Data protection & Copyright in the Age of GenAI

November 20, 2023

In late September, the News Media Alliance visited Capitol Hill to advocate for updated copyright protections in the age of artificial intelligence (AI). The alliance, representing publishers ranging from major outlets like Vox Media to smaller regional papers, argues that unauthorized use of their content by generative AI companies violates copyright laws. This issue poses a significant threat to the media industry, as AI algorithms could potentially replace news publishers as sources of information. If people can simply ask platforms like ChatGPT for details on current or historical events, they may not feel the need to visit news publisher websites. This could severely impact the news media business model, leading to potential job losses.
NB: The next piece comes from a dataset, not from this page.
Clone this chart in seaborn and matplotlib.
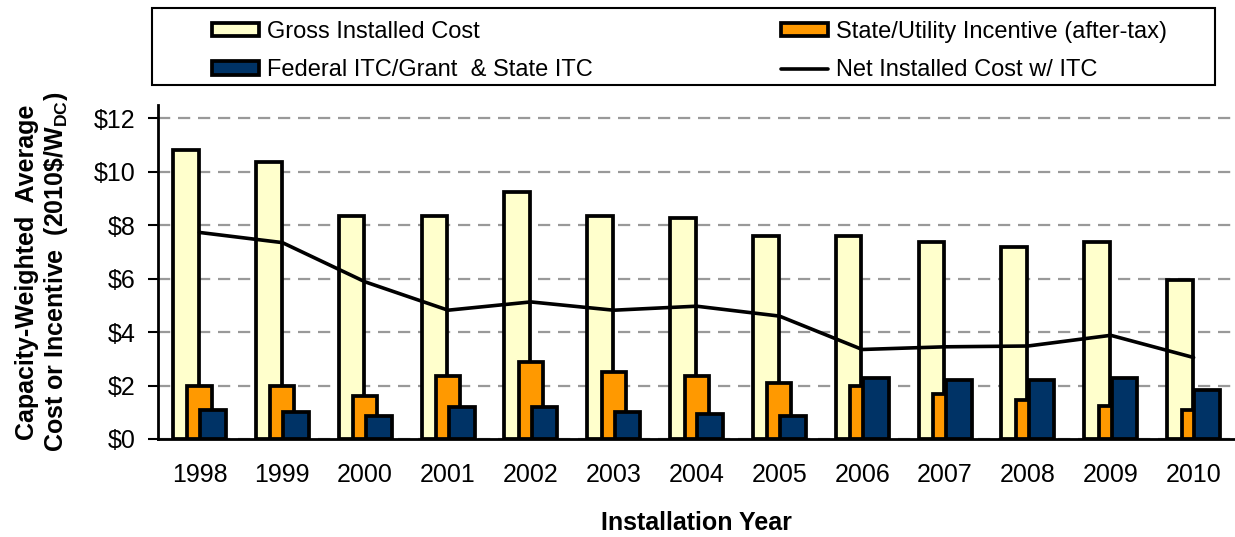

The situation exemplifies creators' efforts to push back against how AI companies train large language models (LLMs). These models are often trained using massive amounts of data scraped from the web and other sources, causing concerns over copyright infringement. Well-known figures, such as authors George R.R. Martin and John Grisham, as well as comedian Sarah Silverman, have filed lawsuits addressing this issue. Additionally, software developers are taking legal action against GitHub Copilot, a coding assistant trained on open-source code. Visual artists, Getty Images, and many others have also joined class action lawsuits. This legal battle will determine how AI companies can develop their algorithms in the future, with significant implications.

The question of whether AI companies violate copyright has created uncertainty in a thriving market. AI-focused firms, valued at billions of dollars, attract significant interest from businesses and consumers. To alleviate concerns, Microsoft has made its Copilot Copyright Commitment, promising to defend its commercial customers against third-party copyright infringement claims related to the use of Microsoft Copilot, an Office 365 AI feature powered by Open AI's GPT-4 algorithm.
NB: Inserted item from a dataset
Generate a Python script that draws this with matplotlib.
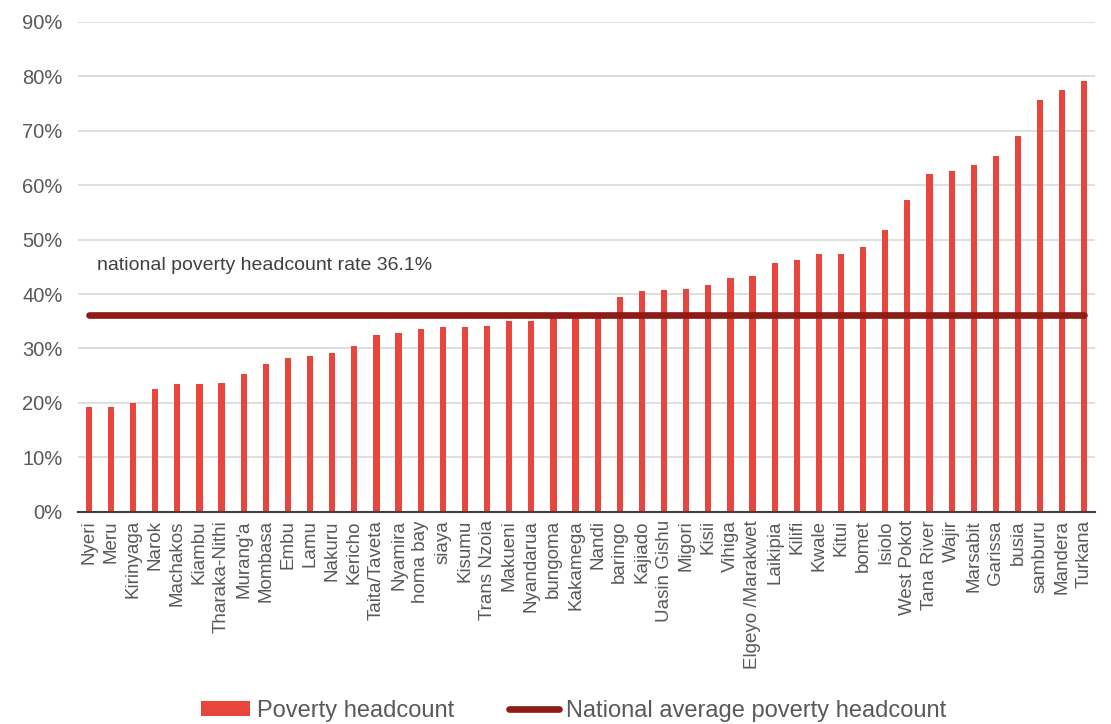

This new debate over data rights follows the introduction of the General Data Protection Regulation (GDPR) in Europe five years ago. Several U.S. states have also enacted data privacy legislation, imposing similar or even stricter protections on user data. The GDPR has already resulted in substantial fines for tech giants that rely on amassing consumer data to target ads or for other purposes. These laws should have covered the use of personal or copyrighted data to train AI models, but they demonstrate how quickly technology advances and how legal frameworks struggle to keep pace.
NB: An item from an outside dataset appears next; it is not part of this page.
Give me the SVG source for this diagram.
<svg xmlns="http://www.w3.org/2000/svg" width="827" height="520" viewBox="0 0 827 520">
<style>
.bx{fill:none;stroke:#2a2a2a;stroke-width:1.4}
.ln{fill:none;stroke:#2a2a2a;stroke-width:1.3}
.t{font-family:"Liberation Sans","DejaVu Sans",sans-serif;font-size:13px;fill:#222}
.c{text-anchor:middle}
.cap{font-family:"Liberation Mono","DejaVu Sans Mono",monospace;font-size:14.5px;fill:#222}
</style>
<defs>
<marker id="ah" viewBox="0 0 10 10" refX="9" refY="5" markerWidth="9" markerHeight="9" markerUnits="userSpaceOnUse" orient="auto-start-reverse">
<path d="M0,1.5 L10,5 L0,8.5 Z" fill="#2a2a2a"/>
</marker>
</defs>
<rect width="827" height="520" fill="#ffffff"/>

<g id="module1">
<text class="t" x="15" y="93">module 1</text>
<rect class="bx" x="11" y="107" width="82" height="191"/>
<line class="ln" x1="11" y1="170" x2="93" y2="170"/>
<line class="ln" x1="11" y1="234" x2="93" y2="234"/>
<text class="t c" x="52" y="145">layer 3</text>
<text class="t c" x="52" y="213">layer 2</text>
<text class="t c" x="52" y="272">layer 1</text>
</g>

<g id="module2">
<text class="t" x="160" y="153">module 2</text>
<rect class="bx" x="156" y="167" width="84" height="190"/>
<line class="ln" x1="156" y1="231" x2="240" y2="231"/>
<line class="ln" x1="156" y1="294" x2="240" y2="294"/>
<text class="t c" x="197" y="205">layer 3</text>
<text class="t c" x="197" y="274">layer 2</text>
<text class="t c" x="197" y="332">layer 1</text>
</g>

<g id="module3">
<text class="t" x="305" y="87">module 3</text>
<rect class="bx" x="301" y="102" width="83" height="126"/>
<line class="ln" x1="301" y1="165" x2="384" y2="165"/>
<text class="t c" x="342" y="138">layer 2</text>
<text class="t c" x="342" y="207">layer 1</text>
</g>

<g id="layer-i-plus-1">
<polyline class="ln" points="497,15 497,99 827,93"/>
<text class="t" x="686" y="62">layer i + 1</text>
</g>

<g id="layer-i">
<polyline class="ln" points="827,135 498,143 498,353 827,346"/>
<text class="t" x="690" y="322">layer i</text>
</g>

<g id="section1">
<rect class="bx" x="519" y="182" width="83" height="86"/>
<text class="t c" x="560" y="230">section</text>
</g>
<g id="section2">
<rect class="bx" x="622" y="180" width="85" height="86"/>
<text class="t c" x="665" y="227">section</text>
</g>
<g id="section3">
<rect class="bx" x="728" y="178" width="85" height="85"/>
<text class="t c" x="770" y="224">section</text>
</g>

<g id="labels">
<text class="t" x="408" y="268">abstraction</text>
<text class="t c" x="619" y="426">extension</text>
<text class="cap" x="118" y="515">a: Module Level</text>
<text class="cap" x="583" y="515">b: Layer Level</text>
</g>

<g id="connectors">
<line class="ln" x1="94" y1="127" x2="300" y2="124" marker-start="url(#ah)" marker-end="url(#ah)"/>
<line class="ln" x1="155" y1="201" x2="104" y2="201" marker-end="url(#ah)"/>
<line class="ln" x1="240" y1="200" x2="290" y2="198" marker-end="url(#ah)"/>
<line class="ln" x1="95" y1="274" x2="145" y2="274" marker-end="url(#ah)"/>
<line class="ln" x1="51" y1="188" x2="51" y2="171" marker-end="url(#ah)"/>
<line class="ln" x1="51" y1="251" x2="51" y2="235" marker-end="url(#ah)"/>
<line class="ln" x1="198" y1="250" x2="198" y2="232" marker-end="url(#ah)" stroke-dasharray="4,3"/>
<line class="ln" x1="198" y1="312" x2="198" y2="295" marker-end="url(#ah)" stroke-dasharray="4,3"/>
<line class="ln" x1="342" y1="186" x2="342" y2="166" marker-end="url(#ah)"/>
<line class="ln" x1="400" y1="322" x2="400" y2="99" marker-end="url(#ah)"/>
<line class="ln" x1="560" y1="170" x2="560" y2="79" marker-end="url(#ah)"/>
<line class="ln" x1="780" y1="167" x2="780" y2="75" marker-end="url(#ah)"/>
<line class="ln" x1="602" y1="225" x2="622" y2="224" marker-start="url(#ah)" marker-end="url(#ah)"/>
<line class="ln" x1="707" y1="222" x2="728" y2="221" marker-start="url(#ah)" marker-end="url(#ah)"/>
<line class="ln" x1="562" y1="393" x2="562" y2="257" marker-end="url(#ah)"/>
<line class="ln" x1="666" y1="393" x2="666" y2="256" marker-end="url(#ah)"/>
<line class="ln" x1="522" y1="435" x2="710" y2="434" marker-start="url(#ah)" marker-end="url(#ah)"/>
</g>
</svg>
Regardless of the state of the law, users are actively opposing predatory data harvesting practices. In cases where the law is clear, the Data Rights Protocol (DRP) seeks to automate the resolution of data requests between consumers and compliant companies. In situations where technology outpaces the law, users seeking to protect their data from AI training employ defensive tactics. For example, Glaze, a filter developed by Shawn Shan and his team at the University of Chicago, prevents AI from imitating an artist's image style. Defending against data-intensive business models will become part of a broader trend of digital sovereignty. Consumers and businesses alike will assert control over their data and digital identity through court challenges, political lobbying, and technological countermeasures.